With Ed Miliband’s call to lower the voting age to 16, and this summer’s announcement that 16 and 17 year olds living in Scotland will be able to cast their vote in the independence referendum, you don’t have to look far to see that the civil rights of young people are being taken more seriously. It’s always promising to see politicians from any party proposing progressive, positive changes. I for one take more inspiration from these kind of ideas than Nick Clegg’s stellar proposal to start charging 5p for plastic bags; but of course, there’s more to this than just the headline.

Currently, it’s not in any politician’s particular interest to give young people a helping hand. Those below 18 can’t vote in elections, and those who have just turned 18 are less likely to cast their vote for all manner of reasons. Because so many young people are excluded from our democracy, MPs don’t have any incentive to tackle the issues which affect society’s youth exclusively. So many politicians fail to take issues such as youth unemployment seriously and often end up demonising young people, using them as scapegoats for society’s problems.

Then there are those who argue that people who are too young to vote are simply unable to make rational decisions because they haven’t got the life experience. We often forget that as soon as someone turns 16, they cross the threshold into a world which suddenly expects much more of them. They can join the military and fight for their country, they can get married and have children, and they might even have to leave home and be forced to fend entirely for themselves. To deny them a voice on the laws that affect them is unjustifiable. They should have the power to influence those who make decisions that directly impact on their lives.

But you’ll have no doubt heard the argument that at this age, people are probably not interested in politics and simply don’t care that they cannot vote for a few more years. It’s true that many of us won’t have been that politically aware back then. But to suggest that there’s a leap in levels of political understanding between the ages of 16 and 18 is ridiculous. Certainly, if you were to find yourself in a room full of 16 year olds, most of them would never admit to being interested in formal politics. However, many of them would say they care about matters such as employment, tuition fees and supporting themselves after their education finished. All of these are hugely political issues. Just because a young person is less likely to write to their MP or join a political party, it doesn’t mean that they’re not interested or engaged in politics.

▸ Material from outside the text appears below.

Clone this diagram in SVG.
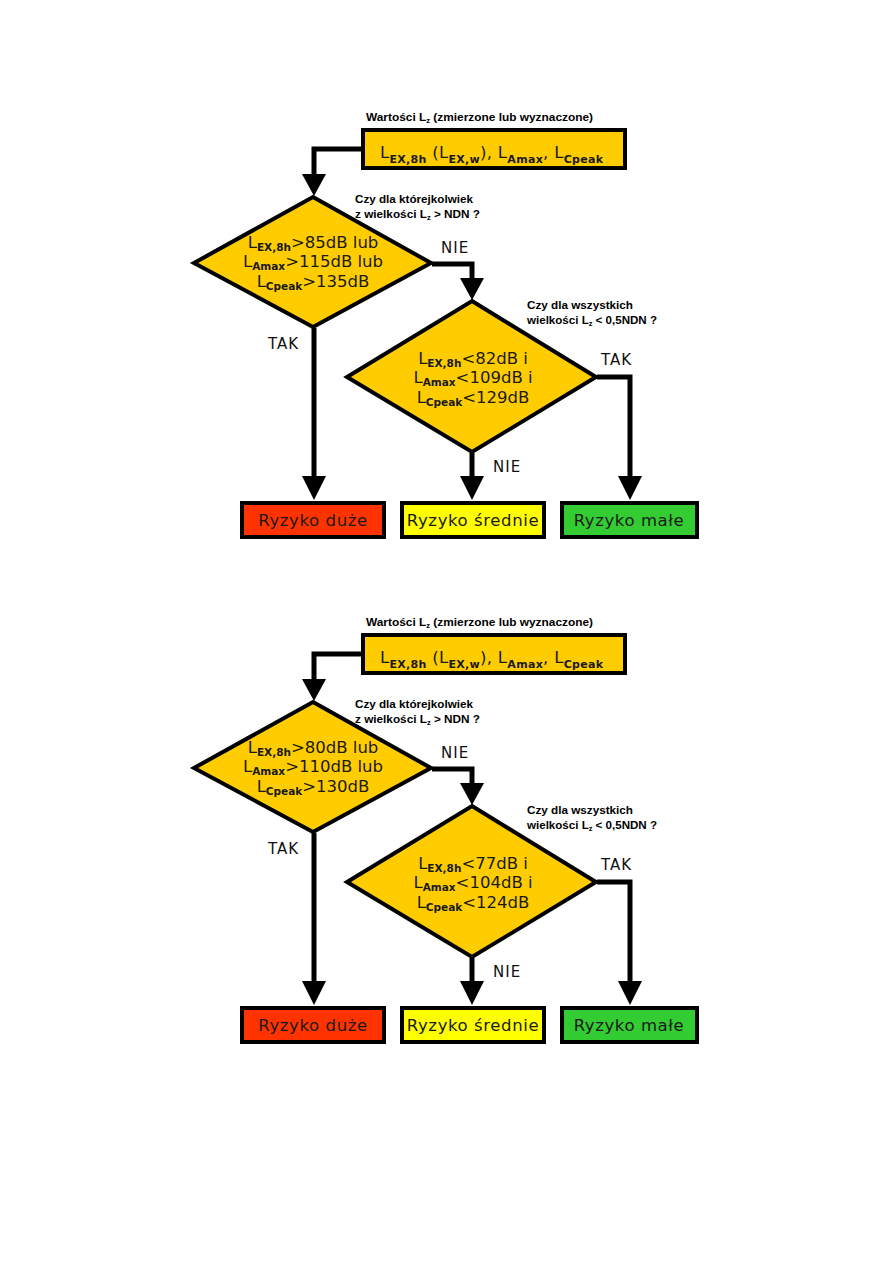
<svg xmlns="http://www.w3.org/2000/svg" width="893" height="1263" viewBox="0 0 893 1263">
<style>
.shape{stroke:#000;stroke-width:4;stroke-linejoin:miter}
.gold{fill:#FFCC00}
.red{fill:#FF3300}
.yel{fill:#FFFF00}
.grn{fill:#33CC33}
.conn{fill:none;stroke:#000;stroke-width:5;stroke-linejoin:miter}
.main{font-family:"DejaVu Sans",Verdana,sans-serif;font-size:16.5px;fill:#1a1a1a}
.box{font-family:"DejaVu Sans",Verdana,sans-serif;font-size:16.5px;fill:#1a1a1a;letter-spacing:0.6px}
.sub{font-size:11px;font-weight:bold}
.dsub{font-size:10.5px;font-weight:bold}
.lbl{font-family:"DejaVu Sans",Verdana,sans-serif;font-size:15px;fill:#111;letter-spacing:1px}
.q{font-family:"Liberation Sans",Arial,sans-serif;font-size:11px;font-weight:bold;fill:#000}
.qs{font-size:7px}
</style>
<rect width="893" height="1263" fill="#fff"/>

<!-- Chart 1 -->
<g id="chart1">
<g id="c1-connectors">
<polyline class="conn" points="362,149 314,149 314,176"/>
<path d="M302,174 L326,174 L314,196 Z"/>
<polyline class="conn" points="432,264 472,264 472,280"/>
<path d="M460,278 L484,278 L472,300 Z"/>
<polyline class="conn" points="314,328 314,478"/>
<path d="M302,476 L326,476 L314,500 Z"/>
<polyline class="conn" points="472,453 472,478"/>
<path d="M460,476 L484,476 L472,500 Z"/>
<polyline class="conn" points="597,377 630,377 630,478"/>
<path d="M618,476 L642,476 L630,500 Z"/>
<text class="lbl" x="441" y="253">NIE</text>
<text class="lbl" x="268" y="349">TAK</text>
<text class="lbl" x="601" y="365">TAK</text>
<text class="lbl" x="493" y="472">NIE</text>
</g>
<g id="c1-start">
<text class="q" x="366" y="121" textLength="227" lengthAdjust="spacingAndGlyphs">Wartości L<tspan class="qs" dy="2">z</tspan><tspan dy="-2"> (zmierzone lub wyznaczone)</tspan></text>
<rect class="shape gold" x="363" y="130" width="262" height="38"/>
<text class="main" x="380" y="158" textLength="223" lengthAdjust="spacing">L<tspan class="sub" dy="5">EX,8h</tspan><tspan dy="-5"> (L</tspan><tspan class="sub" dy="5">EX,w</tspan><tspan dy="-5">), L</tspan><tspan class="sub" dy="5">Amax</tspan><tspan dy="-5">, L</tspan><tspan class="sub" dy="5">Cpeak</tspan></text>
</g>
<g id="c1-decision1">
<polygon class="shape gold" points="313,197 431,263 313,327 194,263"/>
<text class="main" x="313" y="248" text-anchor="middle">L<tspan class="dsub" dy="3">EX,8h</tspan><tspan dy="-3">&gt;85dB lub</tspan></text>
<text class="main" x="313" y="267" text-anchor="middle">L<tspan class="dsub" dy="3">Amax</tspan><tspan dy="-3">&gt;115dB lub</tspan></text>
<text class="main" x="313" y="287" text-anchor="middle">L<tspan class="dsub" dy="3">Cpeak</tspan><tspan dy="-3">&gt;135dB</tspan></text>
<text class="q" x="355" y="203" textLength="118" lengthAdjust="spacingAndGlyphs">Czy dla którejkolwiek</text>
<text class="q" x="355" y="218" textLength="125" lengthAdjust="spacingAndGlyphs">z wielkości L<tspan class="qs" dy="2">z</tspan><tspan dy="-2"> &gt; NDN ?</tspan></text>
</g>
<g id="c1-decision2">
<polygon class="shape gold" points="472,301 596,377 472,452 347,377"/>
<text class="main" x="473" y="364" text-anchor="middle">L<tspan class="dsub" dy="3">EX,8h</tspan><tspan dy="-3">&lt;82dB i</tspan></text>
<text class="main" x="473" y="383" text-anchor="middle">L<tspan class="dsub" dy="3">Amax</tspan><tspan dy="-3">&lt;109dB i</tspan></text>
<text class="main" x="473" y="403" text-anchor="middle">L<tspan class="dsub" dy="3">Cpeak</tspan><tspan dy="-3">&lt;129dB</tspan></text>
<text class="q" x="527" y="309" textLength="106" lengthAdjust="spacingAndGlyphs">Czy dla wszystkich</text>
<text class="q" x="527" y="324" textLength="130" lengthAdjust="spacingAndGlyphs">wielkości L<tspan class="qs" dy="2">z</tspan><tspan dy="-2"> &lt; 0,5NDN ?</tspan></text>
</g>
<g id="c1-high">
<rect class="shape red" x="242" y="503" width="142" height="34"/>
<text class="box" x="313" y="526" text-anchor="middle">Ryzyko duże</text>
</g>
<g id="c1-medium">
<rect class="shape yel" x="402" y="503" width="142" height="34"/>
<text class="box" x="473" y="526" text-anchor="middle">Ryzyko średnie</text>
</g>
<g id="c1-low">
<rect class="shape grn" x="562" y="503" width="135" height="34"/>
<text class="box" x="629" y="526" text-anchor="middle">Ryzyko małe</text>
</g>
</g>

<!-- Chart 2 -->
<g id="chart2" transform="translate(0,505)">
<g id="c2-connectors">
<polyline class="conn" points="362,149 314,149 314,176"/>
<path d="M302,174 L326,174 L314,196 Z"/>
<polyline class="conn" points="432,264 472,264 472,280"/>
<path d="M460,278 L484,278 L472,300 Z"/>
<polyline class="conn" points="314,328 314,478"/>
<path d="M302,476 L326,476 L314,500 Z"/>
<polyline class="conn" points="472,453 472,478"/>
<path d="M460,476 L484,476 L472,500 Z"/>
<polyline class="conn" points="597,377 630,377 630,478"/>
<path d="M618,476 L642,476 L630,500 Z"/>
<text class="lbl" x="441" y="253">NIE</text>
<text class="lbl" x="268" y="349">TAK</text>
<text class="lbl" x="601" y="365">TAK</text>
<text class="lbl" x="493" y="472">NIE</text>
</g>
<g id="c2-start">
<text class="q" x="366" y="121" textLength="227" lengthAdjust="spacingAndGlyphs">Wartości L<tspan class="qs" dy="2">z</tspan><tspan dy="-2"> (zmierzone lub wyznaczone)</tspan></text>
<rect class="shape gold" x="363" y="130" width="262" height="38"/>
<text class="main" x="380" y="158" textLength="223" lengthAdjust="spacing">L<tspan class="sub" dy="5">EX,8h</tspan><tspan dy="-5"> (L</tspan><tspan class="sub" dy="5">EX,w</tspan><tspan dy="-5">), L</tspan><tspan class="sub" dy="5">Amax</tspan><tspan dy="-5">, L</tspan><tspan class="sub" dy="5">Cpeak</tspan></text>
</g>
<g id="c2-decision1">
<polygon class="shape gold" points="313,197 431,263 313,327 194,263"/>
<text class="main" x="313" y="248" text-anchor="middle">L<tspan class="dsub" dy="3">EX,8h</tspan><tspan dy="-3">&gt;80dB lub</tspan></text>
<text class="main" x="313" y="267" text-anchor="middle">L<tspan class="dsub" dy="3">Amax</tspan><tspan dy="-3">&gt;110dB lub</tspan></text>
<text class="main" x="313" y="287" text-anchor="middle">L<tspan class="dsub" dy="3">Cpeak</tspan><tspan dy="-3">&gt;130dB</tspan></text>
<text class="q" x="355" y="203" textLength="118" lengthAdjust="spacingAndGlyphs">Czy dla którejkolwiek</text>
<text class="q" x="355" y="218" textLength="125" lengthAdjust="spacingAndGlyphs">z wielkości L<tspan class="qs" dy="2">z</tspan><tspan dy="-2"> &gt; NDN ?</tspan></text>
</g>
<g id="c2-decision2">
<polygon class="shape gold" points="472,301 596,377 472,452 347,377"/>
<text class="main" x="473" y="364" text-anchor="middle">L<tspan class="dsub" dy="3">EX,8h</tspan><tspan dy="-3">&lt;77dB i</tspan></text>
<text class="main" x="473" y="383" text-anchor="middle">L<tspan class="dsub" dy="3">Amax</tspan><tspan dy="-3">&lt;104dB i</tspan></text>
<text class="main" x="473" y="403" text-anchor="middle">L<tspan class="dsub" dy="3">Cpeak</tspan><tspan dy="-3">&lt;124dB</tspan></text>
<text class="q" x="527" y="309" textLength="106" lengthAdjust="spacingAndGlyphs">Czy dla wszystkich</text>
<text class="q" x="527" y="324" textLength="130" lengthAdjust="spacingAndGlyphs">wielkości L<tspan class="qs" dy="2">z</tspan><tspan dy="-2"> &lt; 0,5NDN ?</tspan></text>
</g>
<g id="c2-high">
<rect class="shape red" x="242" y="503" width="142" height="34"/>
<text class="box" x="313" y="526" text-anchor="middle">Ryzyko duże</text>
</g>
<g id="c2-medium">
<rect class="shape yel" x="402" y="503" width="142" height="34"/>
<text class="box" x="473" y="526" text-anchor="middle">Ryzyko średnie</text>
</g>
<g id="c2-low">
<rect class="shape grn" x="562" y="503" width="135" height="34"/>
<text class="box" x="629" y="526" text-anchor="middle">Ryzyko małe</text>
</g>
</g>
</svg>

By refusing to enfranchise 16 and 17 year olds, we must acknowledge that the issues most important to them may never be addressed properly. Lowering the voting age will encourage political parties to start taking the issues that affect young people seriously. The dynamic of elections will change for the better. Our politicians will have to listen to the views of everyone the law affects and not just those over the age of 18. Hopefully, in the wake of Ed Miliband’s proposal, we’ll start seeing more policies aimed at improving the lives of young people. We know that political parties of all colours deliberately target different groups of voters with different types of policies. With a new group to consider, they’ll have to broaden their horizons that little bit more. And for those young people out there that still don’t have a voice, that can only be a good thing.